I have always had problems with weight and food. Its like eating is what I do no matter what my mood.. if I am happy, sad, frustrated... doesn't matter. I read someone's post about being food obsessed and it sounded like me! I think about it all day long. Before I decided to change my eating habits I would start thinking about what I was going to get for lunch HOURS before lunch time. Same with dinner.
When I started eating better I was get mad about what I had to eat. I would get upset that I was going to eat cucumber and grilled chicken. I would do good for about a week or two and actually lose weight, but then have one "splurge" meal and it was done.. had to fight to get back going again.. which is where I am right now.
Sometimes at the end of the work day I would think about supper and the healthy stuff I would have to eat and then talk myself out of it. Saying "you have had a long day, get something good" so then I was excited the rest of the day! How sad is that??

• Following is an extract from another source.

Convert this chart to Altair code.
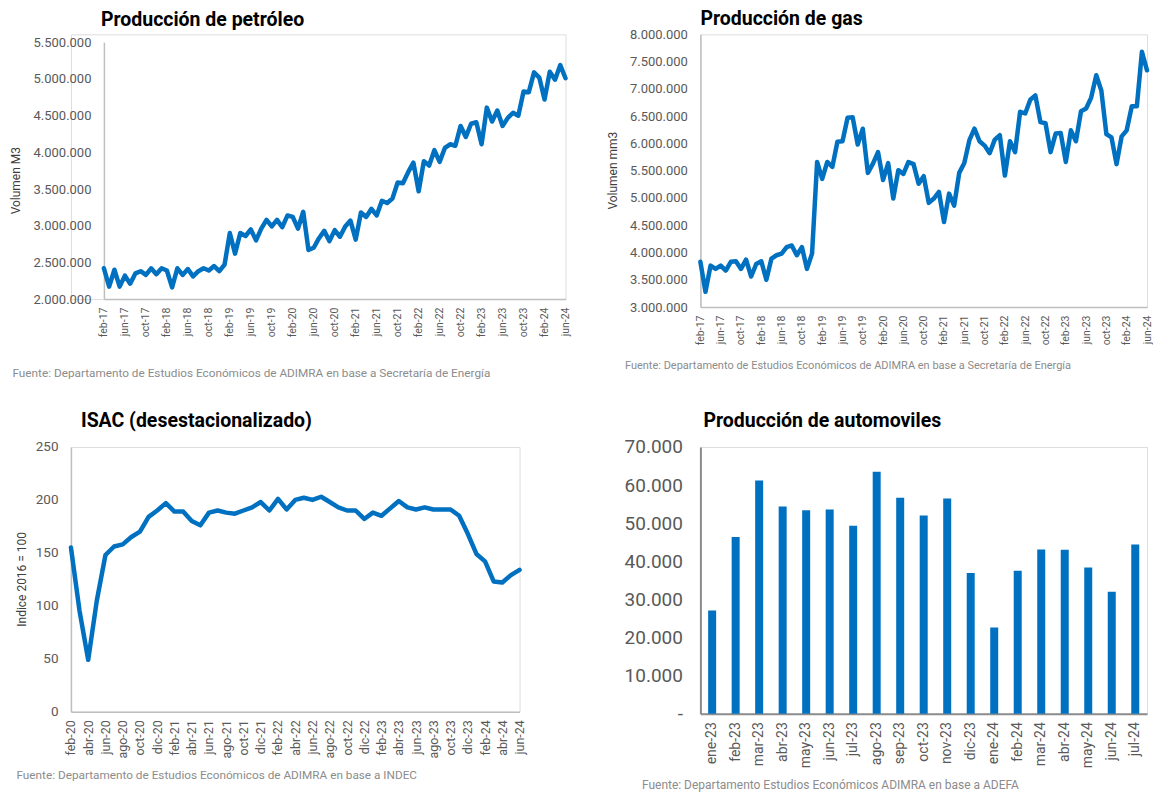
import altair as alt
import pandas as pd

MESES = ["ene", "feb", "mar", "abr", "may", "jun", "jul", "ago", "sep", "oct", "nov", "dic"]


def meses(m0, y0, n):
    out = []
    m, y = m0, y0
    for _ in range(n):
        out.append(f"{MESES[m - 1]}-{y:02d}")
        m += 1
        if m > 12:
            m, y = 1, y + 1
    return out


# Producción de petróleo (millones de m3), feb-17 .. jun-24
petroleo_mill = [
    2.42, 2.17, 2.40, 2.17, 2.32, 2.21, 2.35, 2.38, 2.33, 2.42,
    2.34, 2.42, 2.39, 2.16, 2.42, 2.33, 2.41, 2.31, 2.38, 2.42,
    2.39, 2.45, 2.38, 2.47, 2.90, 2.62, 2.90, 2.86, 2.95, 2.80,
    2.96, 3.08, 2.99, 3.08, 2.98, 3.14, 3.12, 2.96, 3.19, 2.67,
    2.70, 2.83, 2.93, 2.79, 2.94, 2.85, 2.99, 3.07, 2.81, 3.18,
    3.12, 3.23, 3.14, 3.34, 3.31, 3.37, 3.59, 3.58, 3.73, 3.86,
    3.47, 3.88, 3.82, 4.03, 3.87, 4.06, 4.11, 4.09, 4.36, 4.21,
    4.39, 4.41, 4.11, 4.61, 4.42, 4.57, 4.36, 4.47, 4.54, 4.50,
    4.83, 4.82, 5.09, 5.02, 4.72, 5.10, 4.99, 5.19, 5.01,
]

# Producción de gas (millones de mm3), feb-17 .. jun-24
gas_mill = [
    3.83, 3.28, 3.76, 3.70, 3.76, 3.67, 3.83, 3.84, 3.70, 3.87,
    3.56, 3.79, 3.84, 3.50, 3.89, 3.95, 3.98, 4.10, 4.13, 3.95,
    4.10, 3.70, 3.98, 5.66, 5.35, 5.66, 5.57, 6.03, 6.04, 6.47,
    6.48, 5.98, 6.27, 5.46, 5.63, 5.84, 5.33, 5.64, 4.99, 5.51,
    5.44, 5.66, 5.62, 5.26, 5.40, 4.91, 4.99, 5.11, 4.56, 5.08,
    4.86, 5.46, 5.64, 6.06, 6.27, 6.04, 5.96, 5.82, 6.07, 6.15,
    5.41, 6.04, 5.84, 6.58, 6.55, 6.80, 6.88, 6.39, 6.37, 5.84,
    6.18, 6.19, 5.66, 6.24, 6.04, 6.59, 6.64, 6.84, 7.25, 6.97,
    6.17, 6.11, 5.62, 6.13, 6.24, 6.68, 6.68, 7.68, 7.34,
]

# ISAC desestacionalizado (2016 = 100), feb-20 .. jun-24
isac = [
    155, 95, 49, 105, 148, 156, 158, 165, 170, 184,
    190, 197, 189, 189, 180, 176, 188, 190, 188, 187,
    190, 193, 198, 190, 201, 191, 200, 202, 200, 203,
    198, 193, 190, 190, 182, 188, 185, 192, 199, 193,
    191, 193, 191, 191, 191, 185, 168, 149, 142, 123,
    122, 129, 134,
]

# Producción de automóviles, ene-23 .. jul-24
autos = [
    27100, 46400, 61200, 54400, 53400, 53600, 49300, 63500, 56700, 52000,
    56500, 36900, 22600, 37500, 43100, 43000, 38400, 32000, 44400,
]

meses_pet = meses(2, 17, len(petroleo_mill))
meses_gas = meses(2, 17, len(gas_mill))
meses_isac = meses(2, 20, len(isac))
meses_autos = meses(1, 23, len(autos))

pet_df = pd.DataFrame({"mes": meses_pet, "valor": [v * 1e6 for v in petroleo_mill]})
gas_df = pd.DataFrame({"mes": meses_gas, "valor": [v * 1e6 for v in gas_mill]})
isac_df = pd.DataFrame({"mes": meses_isac, "valor": isac})
autos_df = pd.DataFrame({"mes": meses_autos, "valor": autos})

AZUL = "#0070C0"
FONT = "Roboto"
GRIS_LAB = "#595959"
GRIS_FUENTE = "#8C8C8C"
EJE = "#BFBFBF"
EJE_BARRAS = "#8C8C8C"
MILES = "replace(format(datum.value, ','), regexp(',', 'g'), '.')"
FUENTE_ENERGIA = "Fuente: Departamento de Estudios Económicos de ADIMRA en base a Secretaría de Energía"
FUENTE_INDEC = "Fuente: Departamento de Estudios Económicos de ADIMRA en base a INDEC"
FUENTE_ADEFA = "Fuente: Departamento Estudios Económicos ADIMRA en base a ADEFA"


def titulo(text, dx, offset):
    return alt.TitleParams(
        text, anchor="start", frame="group", dx=dx, offset=offset,
        fontSize=19.5, fontWeight="bold", font=FONT, color="black",
        baseline="alphabetic",
    )


def eje_x(values, fuente, tx, ty, lsize, pad, fsize, dom_color, dom_width):
    return alt.Axis(
        values=values, labelAngle=-90, labelFontSize=lsize, labelPadding=pad,
        labelColor=GRIS_LAB, labelFont=FONT,
        title=fuente, titleX=tx, titleY=ty, titleAlign="left", titleBaseline="middle",
        titleAngle=0, titleFontSize=fsize, titleFontWeight="normal",
        titleColor=GRIS_FUENTE, titleFont=FONT,
        ticks=False, grid=False, domainColor=dom_color, domainWidth=dom_width,
    )


def eje_y(values, expr, lsize, pad, title, tx, ty, dom_color, dom_width, offset=0):
    kw = dict(
        values=values, labelExpr=expr, labelFontSize=lsize, labelPadding=pad,
        labelColor=GRIS_LAB, labelFont=FONT, offset=offset,
        ticks=False, grid=False, domainColor=dom_color, domainWidth=dom_width,
    )
    if title:
        kw.update(
            title=title, titleX=tx, titleY=ty, titleAngle=270, titleAlign="center",
            titleBaseline="middle", titleFontSize=12, titleFontWeight="normal",
            titleColor="#404040", titleFont=FONT,
        )
    else:
        kw.update(title=None)
    return alt.Axis(**kw)


def linea(df, orden, paso, dominio, yvals, ytitle, ytx, yty, fuente, ftx, fty, fsize,
          w, h, tit, tdx, toff, ylsize=13, ypad=13, xlsize=10.5, xpad=8,
          xrange=None, yrange=None, yoff=0):
    xs = alt.Scale(type="point", padding=0) if xrange is None else \
        alt.Scale(type="point", padding=0, range=xrange)
    ys = alt.Scale(domain=dominio, nice=False, zero=False) if yrange is None else \
        alt.Scale(domain=dominio, nice=False, zero=False, range=yrange)
    return alt.Chart(df).mark_line(
        color=AZUL, strokeWidth=4.5, strokeJoin="round", strokeCap="round"
    ).encode(
        x=alt.X("mes:N", sort=orden, scale=xs,
                axis=eje_x(orden[::paso], fuente, ftx, fty, xlsize, xpad, fsize, EJE, 1.5)),
        y=alt.Y("valor:Q", scale=ys,
                axis=eje_y(yvals, MILES, ylsize, ypad, ytitle, ytx, yty, EJE, 1.5, yoff)),
    ).properties(width=w, height=h, title=titulo(tit, tdx, toff))


# Panel petróleo: grupo 70..565 x 34..299; área de datos desde x=103 e y=42
p1 = linea(pet_df, meses_pet, 4, [2000000, 5500000],
           list(range(2000000, 5500001, 500000)), "Volumen M3", -88, 146,
           FUENTE_ENERGIA, -59, 73, 11.8, 495, 265, "Producción de petróleo", 30, -11,
           xrange=[33, 495], yrange=[265, 8], yoff=-33)

p2 = linea(gas_df, meses_gas, 4, [3000000, 8000000],
           list(range(3000000, 8000001, 500000)), "Volumen mm3", -88, 136,
           FUENTE_ENERGIA, -76, 58, 11, 447, 273, "Producción de gas", 0, -16)

p3 = linea(isac_df, meses_isac, 2, [0, 250], list(range(0, 251, 50)),
           "Indice 2016 = 100", -49, 132, FUENTE_INDEC, -55, 63, 11.8,
           449, 265, "ISAC (desestacionalizado)", 10, -6.2,
           ylsize=13.5, ypad=13, xlsize=12.5, xpad=8)

p4 = alt.Chart(autos_df).mark_bar(color=AZUL).encode(
    x=alt.X("mes:N", sort=meses_autos,
            scale=alt.Scale(paddingInner=0.66, paddingOuter=0.33),
            axis=eje_x(meses_autos, FUENTE_ADEFA, -59, 71, 14, 8, 12, EJE_BARRAS, 2)),
    y=alt.Y("valor:Q", scale=alt.Scale(domain=[0, 70000], nice=False),
            axis=eje_y(list(range(0, 70001, 10000)),
                       "datum.value == 0 ? '-' : " + MILES, 19, 18, None, 0, 0,
                       EJE_BARRAS, 2)),
).properties(width=447, height=267, title=titulo("Producción de automoviles", 3, -8.7))

chart = alt.concat(
    p1, p2, p3, p4, columns=2, bounds="flush",
    spacing={"row": 140, "column": 135},
).properties(
    padding={"left": 1, "top": 0, "right": 0, "bottom": 0},
    background="white",
).configure_view(strokeWidth=0).configure(font=FONT)

chart.save("out.html", embed_options={"renderer": "svg", "actions": False})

But when I do start to eat better I get OPPOSITE obsessed. I start stressing over sodium levels and sugar levels.. and so then I get extremely overwhelmed. I bought the Hungry Girl 200 book and was reading the sodium levels and got upset and now I want to return it.
I am not sure what I am doing wrong? How can I KNOW I need to do better, but still keep hurting myself?
Just tired of getting so OVERWHELMED!



I am going to start looking up some recipes.